This has happened time and time again.
It's beyond frustrating. BEYOND.
I CHOSE to worry about the dumbest things. I CHOOSE to pick up the anxiety and hold it like a little baby cradled in my arms.
I keep wondering if I will ever get it. Like TRULY get that God does work out everything the way it should be. EVERY TIME.
Take this massive Hurricane Flo that covered most of North Carolina last week. The news had us all running for bottled water and canned goods. The news re-played what they "thought" was going to happen over and over and over again. The news made us all think we were going to die. This is no exaggeration here. The news likes to create panic. I believed them hook, line and sinker. I realized that this hurricane could potentially cause havoc, not just on my beautiful state of North Carolina but also myself. When you work an hour and a half from work, and you are in a legal contract that obligates you to be there no matter what, no dang hurricane will stop you from arriving to do your job.

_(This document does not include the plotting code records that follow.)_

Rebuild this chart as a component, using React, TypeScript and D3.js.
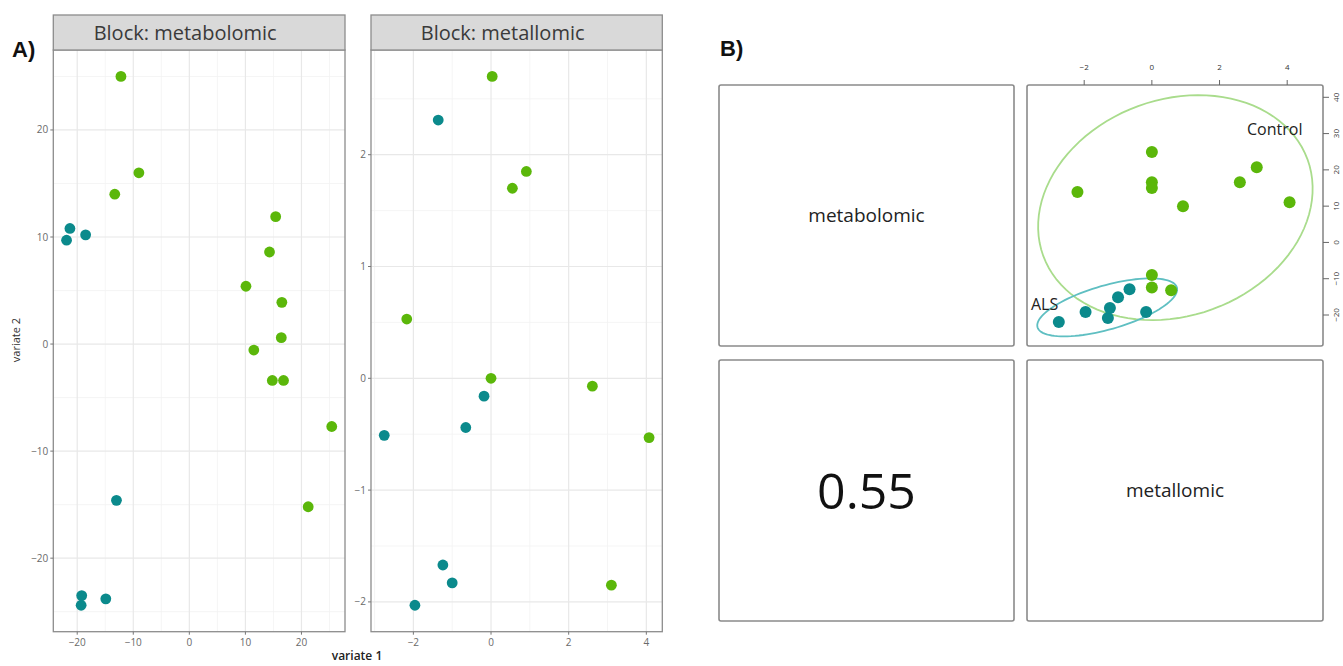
import React from "react";
import * as d3 from "d3";

// ---------- Data ----------
const groups = ["ALS", "Control"];
const groupColors = ["#0b8a8c", "#5bb70a"];
const ellipseColors = ["#5fbfc2", "#a9dc8c"];

// Panel A: metabolomic block (variate 1, variate 2)
const metabolomicALS: [number, number][] = [
  [-21.3, 10.8], [-21.9, 9.7], [-18.5, 10.2], [-13.0, -14.6],
  [-19.2, -23.5], [-19.3, -24.4], [-14.9, -23.8],
];
const metabolomicControl: [number, number][] = [
  [-12.2, 25.0], [-9.0, 16.0], [-13.3, 14.0], [15.4, 11.9], [14.3, 8.6],
  [10.1, 5.4], [16.5, 3.9], [16.4, 0.6], [11.5, -0.56], [14.8, -3.4],
  [16.8, -3.4], [25.4, -7.7], [21.2, -15.2],
];

// Panel A: metallomic block
const metallomicALS: [number, number][] = [
  [-1.36, 2.31], [-0.18, -0.16], [-0.65, -0.44], [-2.75, -0.51],
  [-1.24, -1.67], [-1.0, -1.83], [-1.96, -2.03],
];
const metallomicControl: [number, number][] = [
  [0.03, 2.7], [0.91, 1.85], [0.55, 1.7], [-2.17, 0.53], [0.0, 0.0],
  [2.61, -0.07], [4.07, -0.53], [3.1, -1.85],
];

const metabolomicXTicks = [-20, -10, 0, 10, 20];
const metabolomicYTicks = [-20, -10, 0, 10, 20];
const metallomicXTicks = [-2, 0, 2, 4];
const metallomicYTicks = [-2, -1, 0, 1, 2];

// Panel B: correlation plot (metallomic variate 1 vs metabolomic variate 1)
const pairALS: [number, number][] = [
  [-2.75, -21.9], [-1.96, -19.2], [-1.3, -20.8], [-1.24, -18.1],
  [-1.0, -15.1], [-0.66, -12.9], [-0.17, -19.2],
];
const pairControl: [number, number][] = [
  [0.0, 24.9], [-2.2, 13.9], [0.0, 16.6], [0.0, 15.0], [0.92, 10.0],
  [2.6, 16.6], [3.1, 20.7], [4.07, 11.1], [0.0, -9.0], [0.0, -12.4],
  [0.57, -13.2],
];
const pairXTicks = [-2, 0, 2, 4];
const pairYTicks = [-20, -10, 0, 10, 20, 30, 40];
const alsEllipseCenter = [-1.32, -17.9];
const alsEllipseAxes = [[2.06, 5.48], [0.178, -5.83]];
const controlEllipseCenter = [0.695, 9.59];
const controlEllipseAxes = [[3.905, 13.31], [1.1, -27.99]];
const blockNames = ["metabolomic", "metallomic"];
const correlationValue = "0.55";

// ---------- Helpers ----------
const FONT = "'Open Sans', 'Noto Sans', sans-serif";

function expand(vals: number[]): [number, number] {
  const [lo, hi] = d3.extent(vals) as [number, number];
  const pad = (hi - lo) * 0.05;
  return [lo - pad, hi + pad];
}

function minorBetween(ticks: number[], domain: [number, number]) {
  const step = ticks[1] - ticks[0];
  const out: number[] = [];
  for (let v = ticks[0] - step / 2; v <= domain[1]; v += step) {
    if (v >= domain[0]) out.push(v);
  }
  return out;
}

type FacetProps = {
  x0: number; x1: number; y0: number; y1: number; stripTop: number;
  title: string;
  als: [number, number][]; control: [number, number][];
  xTicks: number[]; yTicks: number[];
};

function Facet({ x0, x1, y0, y1, stripTop, title, als, control, xTicks, yTicks }: FacetProps) {
  const all = [...als, ...control];
  const xd = expand(all.map((d) => d[0]));
  const yd = expand(all.map((d) => d[1]));
  const xs = d3.scaleLinear().domain(xd).range([x0, x1]);
  const ys = d3.scaleLinear().domain(yd).range([y1, y0]);
  const xMinor = minorBetween(xTicks, xd);
  const yMinor = minorBetween(yTicks, yd);
  const fmt = (v: number) => (v < 0 ? "\u2212" + Math.abs(v) : String(v));
  return (
    <g>
      <rect x={x0} y={y0} width={x1 - x0} height={y1 - y0} fill="#fff" />
      {xMinor.map((v) => (
        <line key={"xm" + v} x1={xs(v)} x2={xs(v)} y1={y0} y2={y1} stroke="#f2f2f2" strokeWidth={0.8} />
      ))}
      {yMinor.map((v) => (
        <line key={"ym" + v} y1={ys(v)} y2={ys(v)} x1={x0} x2={x1} stroke="#f2f2f2" strokeWidth={0.8} />
      ))}
      {xTicks.map((v) => (
        <line key={"xM" + v} x1={xs(v)} x2={xs(v)} y1={y0} y2={y1} stroke="#e8e8e8" strokeWidth={1.2} />
      ))}
      {yTicks.map((v) => (
        <line key={"yM" + v} y1={ys(v)} y2={ys(v)} x1={x0} x2={x1} stroke="#e8e8e8" strokeWidth={1.2} />
      ))}
      {[als, control].map((pts, gi) =>
        pts.map((p, i) => (
          <circle key={gi + "-" + i} cx={xs(p[0])} cy={ys(p[1])} r={5.4} fill={groupColors[gi]} />
        ))
      )}
      <rect x={x0} y={y0} width={x1 - x0} height={y1 - y0} fill="none" stroke="#8c8c8c" strokeWidth={1.3} />
      {/* strip */}
      <rect x={x0} y={stripTop} width={x1 - x0} height={y0 - stripTop} fill="#d9d9d9" stroke="#8c8c8c" strokeWidth={1.3} />
      <text x={(x0 + x1) / 2 - 14} y={(stripTop + y0) / 2 + 7} textAnchor="middle" fontSize={20} fill="#3a3a3a" fontFamily={FONT}>
        {title}
      </text>
      {/* axes */}
      {xTicks.map((v) => (
        <g key={"xt" + v}>
          <line x1={xs(v)} x2={xs(v)} y1={y1} y2={y1 + 3} stroke="#777" strokeWidth={1} />
          <text x={xs(v)} y={y1 + 14} textAnchor="middle" fontSize={10} fill="#6a6a6a" fontFamily={FONT}>
            {fmt(v)}
          </text>
        </g>
      ))}
      {yTicks.map((v) => (
        <g key={"yt" + v}>
          <line x1={x0 - 3} x2={x0} y1={ys(v)} y2={ys(v)} stroke="#777" strokeWidth={1} />
          <text x={x0 - 5} y={ys(v) + 3.5} textAnchor="end" fontSize={10} fill="#6a6a6a" fontFamily={FONT}>
            {fmt(v)}
          </text>
        </g>
      ))}
    </g>
  );
}

function ellipsePath(center: number[], axes: number[][], xs: any, ys: any) {
  const ts = d3.range(0, 101).map((i) => (i / 100) * Math.PI * 2);
  const line = d3
    .line<number>()
    .x((t) => xs(center[0] + axes[0][0] * Math.cos(t) + axes[1][0] * Math.sin(t)))
    .y((t) => ys(center[1] + axes[0][1] * Math.cos(t) + axes[1][1] * Math.sin(t)));
  return line(ts) || "";
}

export default function App() {
  const W = 1343;
  const H = 666;

  // Panel B layout
  const colX = [[719, 1014], [1027, 1323]];
  const rowY = [[85, 346], [360, 621]];
  const bx = d3.scaleLinear().domain([-2, 4]).range([1084.2, 1287.2]);
  const by = d3.scaleLinear().domain([-20, 40]).range([315.0, 97.3]);

  return (
    <svg width={W} height={H} style={{ position: "absolute", left: 0, top: 0, background: "#fff" }}>
      <rect width={W} height={H} fill="#fff" />
      {/* ---------- A ---------- */}
      <text x={12} y={57} fontSize={22} fontWeight="bold" fontFamily="'Liberation Sans', Arial, sans-serif" fill="#111">
        A)
      </text>
      <Facet x0={53.3} x1={345} y0={50} y1={631.7} stripTop={15} title="Block: metabolomic"
        als={metabolomicALS} control={metabolomicControl} xTicks={metabolomicXTicks} yTicks={metabolomicYTicks} />
      <Facet x0={371} x1={662.3} y0={50} y1={631.7} stripTop={15} title="Block: metallomic"
        als={metallomicALS} control={metallomicControl} xTicks={metallomicXTicks} yTicks={metallomicYTicks} />
      <text transform="translate(20,340) rotate(-90)" textAnchor="middle" fontSize={11} fill="#333" fontFamily={FONT}>
        variate 2
      </text>
      <text x={357} y={660} textAnchor="middle" fontSize={12} fill="#222" fontFamily={FONT} fontWeight={600}>
        variate 1
      </text>

      {/* ---------- B ---------- */}
      <text x={720} y={56} fontSize={22} fontWeight="bold" fontFamily="'Liberation Sans', Arial, sans-serif" fill="#111">
        B)
      </text>
      {rowY.map((ry, ri) =>
        colX.map((cx, ci) => (
          <rect key={ri + "-" + ci} x={cx[0]} y={ry[0]} width={cx[1] - cx[0]} height={ry[1] - ry[0]}
            rx={2} fill="#fff" stroke="#8a8a8a" strokeWidth={1.6} />
        ))
      )}
      <text x={(colX[0][0] + colX[0][1]) / 2} y={(rowY[0][0] + rowY[0][1]) / 2 + 6} textAnchor="middle"
        fontSize={19} fill="#222" fontFamily={FONT}>
        {blockNames[0]}
      </text>
      <text x={(colX[1][0] + colX[1][1]) / 2} y={(rowY[1][0] + rowY[1][1]) / 2 + 6} textAnchor="middle"
        fontSize={19} fill="#222" fontFamily={FONT}>
        {blockNames[1]}
      </text>
      <text x={(colX[0][0] + colX[0][1]) / 2} y={(rowY[1][0] + rowY[1][1]) / 2 + 18} textAnchor="middle"
        fontSize={50} fill="#111" fontFamily={FONT}>
        {correlationValue}
      </text>

      {/* scatter in top-right box */}
      <path d={ellipsePath(controlEllipseCenter, controlEllipseAxes, bx, by)} fill="none" stroke={ellipseColors[1]} strokeWidth={1.8} />
      <path d={ellipsePath(alsEllipseCenter, alsEllipseAxes, bx, by)} fill="none" stroke={ellipseColors[0]} strokeWidth={1.8} />
      {[pairALS, pairControl].map((pts, gi) =>
        pts.map((p, i) => (
          <circle key={"b" + gi + "-" + i} cx={bx(p[0])} cy={by(p[1])} r={6} fill={groupColors[gi]} />
        ))
      )}
      <text x={1247} y={135} fontSize={16} fill="#222" fontFamily={FONT}>{groups[1]}</text>
      <text x={1031} y={310} fontSize={16} fill="#222" fontFamily={FONT}>{groups[0]}</text>

      {/* top axis */}
      {pairXTicks.map((v) => (
        <g key={"bx" + v}>
          <line x1={bx(v)} x2={bx(v)} y1={rowY[0][0]} y2={rowY[0][0] - 5} stroke="#666" strokeWidth={1} />
          <text x={bx(v)} y={70} textAnchor="middle" fontSize={8} fill="#333" fontFamily={FONT}>
            {v < 0 ? "\u2212" + Math.abs(v) : v}
          </text>
        </g>
      ))}
      {/* right axis */}
      {pairYTicks.map((v) => (
        <g key={"by" + v}>
          <line x1={colX[1][1]} x2={colX[1][1] + 6} y1={by(v)} y2={by(v)} stroke="#666" strokeWidth={1} />
          <text transform={`translate(${1339},${by(v)}) rotate(-90)`} textAnchor="middle" fontSize={8} fill="#333" fontFamily={FONT}>
            {v < 0 ? "\u2212" + Math.abs(v) : v}
          </text>
        </g>
      ))}
    </svg>
  );
}
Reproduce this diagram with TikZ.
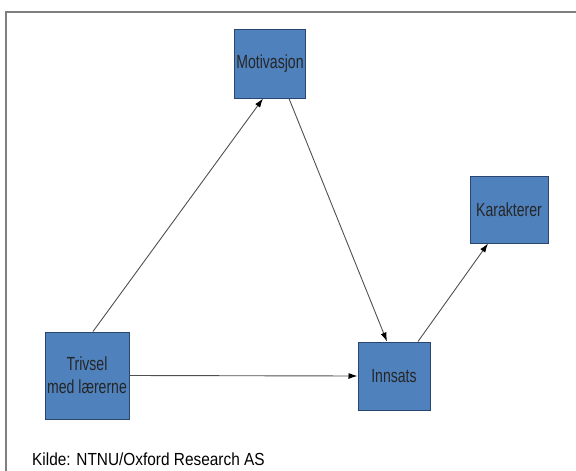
\documentclass[tikz,border=0pt]{standalone}
\usepackage{fontspec}
\setmainfont{Liberation Sans}
\newfontfamily\boxfont[FakeStretch=0.74]{Liberation Sans}
\newfontfamily\srcfont[FakeStretch=0.88]{Liberation Sans}
\usetikzlibrary{arrows.meta}
\definecolor{boxfill}{HTML}{4F81BD}
\definecolor{boxline}{HTML}{2A4670}
\definecolor{frameline}{HTML}{7F7F7F}
\definecolor{arrline}{HTML}{505050}
\tikzset{
  box/.style={draw=boxline, line width=1pt, fill=boxfill, inner sep=0pt, align=center,
    font=\boxfont\fontsize{19}{23}\selectfont, text=black!85},
  conn/.style={draw=arrline, line width=0.9pt, -{Latex[length=9pt,width=6pt,color=black]}}
}
\begin{document}
\begin{tikzpicture}[x=1pt,y=-1pt]
\useasboundingbox (0,0) rectangle (576,471);
\draw[frameline, line width=1.6pt] (6,12) rectangle (590,490);
\node[box, minimum width=71pt, minimum height=69pt] (mot) at (270,63.5) {Motivasjon};
\node[box, minimum width=84pt, minimum height=87pt] (tri) at (87,375.5) {Trivsel\\med lærerne};
\node[box, minimum width=72pt, minimum height=68pt] (inn) at (394,376) {Innsats};
\node[box, minimum width=78pt, minimum height=67pt] (kar) at (509,209.5) {Karakterer};
\draw[conn] ([xshift=6pt]tri.north) -- ([xshift=-7pt]mot.south);
\draw[conn] ([xshift=19pt]mot.south) -- ([xshift=-7pt]inn.north);
\draw[conn] (tri.east) -- (inn.west);
\draw[conn] ([xshift=24pt]inn.north) -- ([xshift=-21pt]kar.south);
\node[anchor=base west, inner sep=0pt, font=\srcfont\fontsize{17.5}{20}\selectfont] (src) at (32,465) {Kilde: NTNU/Oxford Research AS};
\end{tikzpicture}
\end{document}
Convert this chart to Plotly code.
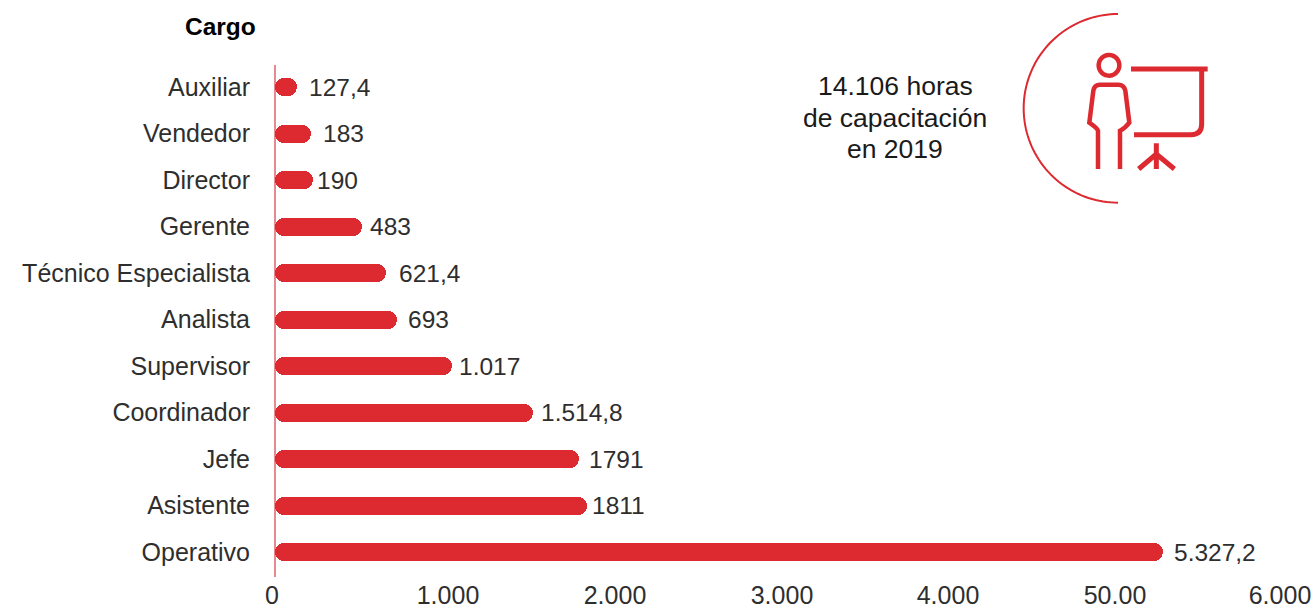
import numpy as np
import plotly.graph_objects as go

# ---- data, bottom to top
categories = ["Operativo", "Asistente", "Jefe", "Coordinador", "Supervisor", "Analista",
              "Técnico Especialista", "Gerente", "Director", "Vendedor", "Auxiliar"]
bar_lengths = [5328, 1873, 1824, 1548, 1062, 732, 666, 522, 228, 216, 132]
value_labels = ["5.327,2", "1811", "1791", "1.514,8", "1.017", "693", "621,4", "483", "190", "183", "127,4"]
label_gaps = [9, 3, 8, 6, 5, 9, 11, 6, 2, 10, 10]
tick_positions = [-18, 1038, 2040, 3042, 4038, 5040, 6030]
tick_labels = ["0", "1.000", "2.000", "3.000", "4.000", "50.00", "6.000"]

RED = "#dc2a30"
TEXT = "#2e2e2e"
FONT = "Liberation Sans"
W, H = 1316, 609
L, R, T, B = 270, 31, 65, 32
PW, PH = W - L - R, H - T - B
BAR_H = 18
BASE = 1


def px(x):
    return (x - L) / PW


def py(y):
    return 1 - (y - T) / PH


fig = go.Figure()
fig.add_trace(go.Bar(
    y=categories, x=[v - BASE for v in bar_lengths], base=BASE, orientation="h",
    marker=dict(color=RED, cornerradius="50%", line_width=0),
    width=BAR_H / 46.5, hoverinfo="skip", showlegend=False))

annotations = []
for c, v, t, g in zip(categories, bar_lengths, value_labels, label_gaps):
    annotations.append(dict(x=v, y=c, text=t, xanchor="left", yanchor="middle", showarrow=False,
                            xshift=g, font=dict(family=FONT, size=24.5, color=TEXT)))
for text, x, y, weight, size in [("Cargo", 220, 26, "bold", 24.5), ("14.106 horas", 895, 86, "normal", 26.5),
                                 ("de capacitación", 895, 118, "normal", 26.5),
                                 ("en 2019", 895, 149, "normal", 26.5)]:
    annotations.append(dict(x=px(x), y=py(y), xref="paper", yref="paper", text=text, showarrow=False,
                            xanchor="center", yanchor="middle",
                            font=dict(family=FONT, size=size, color="#000000" if weight == "bold" else "#1a1a1a",
                                      weight=weight)))


# ---- decorative icon, drawn in page pixels
def pt(x, y):
    return f"{px(1000 + x / 3):.5f},{py(y / 3):.5f}"


def icon(path, width):
    return dict(type="path", xref="paper", yref="paper", path=path, layer="above",
                line=dict(color=RED, width=width), fillcolor="rgba(0,0,0,0)")


theta = np.linspace(np.pi / 2, 3 * np.pi / 2, 80)
arc = [(354 + 283 * np.cos(a), 325 - 283 * np.sin(a)) for a in theta]
arc_path = "M" + " L".join(pt(x, y) for x, y in arc)
head = [(327 + 31 * np.cos(a), 196 + 31 * np.sin(a)) for a in np.linspace(0, 2 * np.pi, 50)]
head_path = "M" + " L".join(pt(x, y) for x, y in head) + " Z"
body_path = (f"M{pt(294, 507)} L{pt(294, 392)} Q{pt(292, 385)} {pt(268, 368)} L{pt(280, 272)} "
             f"Q{pt(283, 254)} {pt(300, 254)} L{pt(355, 254)} Q{pt(372, 254)} {pt(376, 272)} "
             f"L{pt(388, 368)} Q{pt(375, 385)} {pt(360, 392)} L{pt(360, 507)}")
board_path = (f"M{pt(393, 207)} L{pt(623, 207)} M{pt(605, 207)} L{pt(605, 372)} "
              f"Q{pt(605, 404)} {pt(573, 404)} L{pt(402, 404)}")
stand_path = f"M{pt(469, 430)} L{pt(469, 507)} M{pt(416, 507)} L{pt(469, 462)} L{pt(523, 507)}"
shapes = [icon(arc_path, 2), icon(head_path, 4.5), icon(body_path, 4.5),
          icon(board_path, 5), icon(stand_path, 5)]

fig.update_layout(
    width=W, height=H, autosize=False, margin=dict(l=L, r=R, t=T, b=B, autoexpand=False),
    paper_bgcolor="white", plot_bgcolor="white", bargap=0,
    annotations=annotations, shapes=shapes,
    xaxis=dict(range=[-30, 6060], tickmode="array", tickvals=tick_positions, ticktext=tick_labels,
               showgrid=False, zeroline=True, zerolinecolor="#e58a8f", zerolinewidth=1.5,
               showline=False, automargin=False, ticks="", ticklabelstandoff=1,
               tickfont=dict(family=FONT, size=25, color=TEXT)),
    yaxis=dict(type="category", categoryorder="array", categoryarray=categories,
               range=[-0.536, 10.475], showgrid=False, zeroline=False, showline=False, automargin=False,
               ticks="outside", ticklen=14, tickcolor="rgba(0,0,0,0)",
               tickfont=dict(family=FONT, size=25, color=TEXT)),
)

fig.write_html("out.html", config=dict(displayModeBar=False),
               post_script="document.body.style.margin='0';document.body.style.overflow='hidden';")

But it did cause one massive amount of anxiety. SO heavy that I found myself on days unable to do anything. I freaked internally. I was snappy to those around me. I imagined every worse case scenario. I imagined driving through feet of water and being washed away with the current. I dove straight into feeling the chaos and uncertainty a week before the hurricane was even supposed to hit. And as I asked God to speak to me concerning this matter, I heard a familiar voice say to me.
"Don't worry, Carla."
"Don't worry for one minute about how all this is going to work out. It will be fine."
I literally heard "it will be fine" and CHOSE to keep on worrying and stressing myself into a little ball of not-so-much-fun. I am NOT the best version of myself when I'm in this mental state.
And in the end, Hurricane Flo did come and did cause a whole lot of destruction, but it just didn't come near me or affect my ability to get to work. IT was supposed to, trust me. The news said they didn't think Flo was going to turn. NO way, they said. But guess what? Flo and her sassy self decided to do just that. She turned south east when they all claimed she couldn't. And my area was left with some rain. I mean, it was a lot of rain but no more rain that I am used to driving in. I got to and from work just fine, almost easily.
I had worried for nothing. NOTHING. I gave myself gray hair for absolutely no reason. God had told me not to worry because He knew Flo would turn. He told me to lay down the anxiety and I'm sure He is laughing at me. Not in an ugly-told-you-so way, but more in a Fatherly chuckle of when are you going to learn to TRUST ME way.
And maybe I'm learning. I mean, I am a S-L-O-W learner sometimes, or just hard headed or just plain stubborn. But I think slowly I'm finally getting it. Yesterday I had a situation that really could have stressed me out and again I heard the familiar "Don't worry Carla." And guess what? I CHOSE to listen and I didn't worry for even one second. And by golly, it worked out just fine.
I am reminded that every day we are faced with a CHOICE--to worry or not to worry. To have anxiety or not to have anxiety. And for me, it all starts with my thoughts. What am I thinking on? What am I rolling around in my brain over and over? I refuse to mull over things that are out of my control. Moving forward, any time I am tempted to worry I say out loud "God is perfecting everything that worries me" over and over again until all fear subsides. Because the Truth is God IS perfecting ALL that concerns me, and HE is for you as well.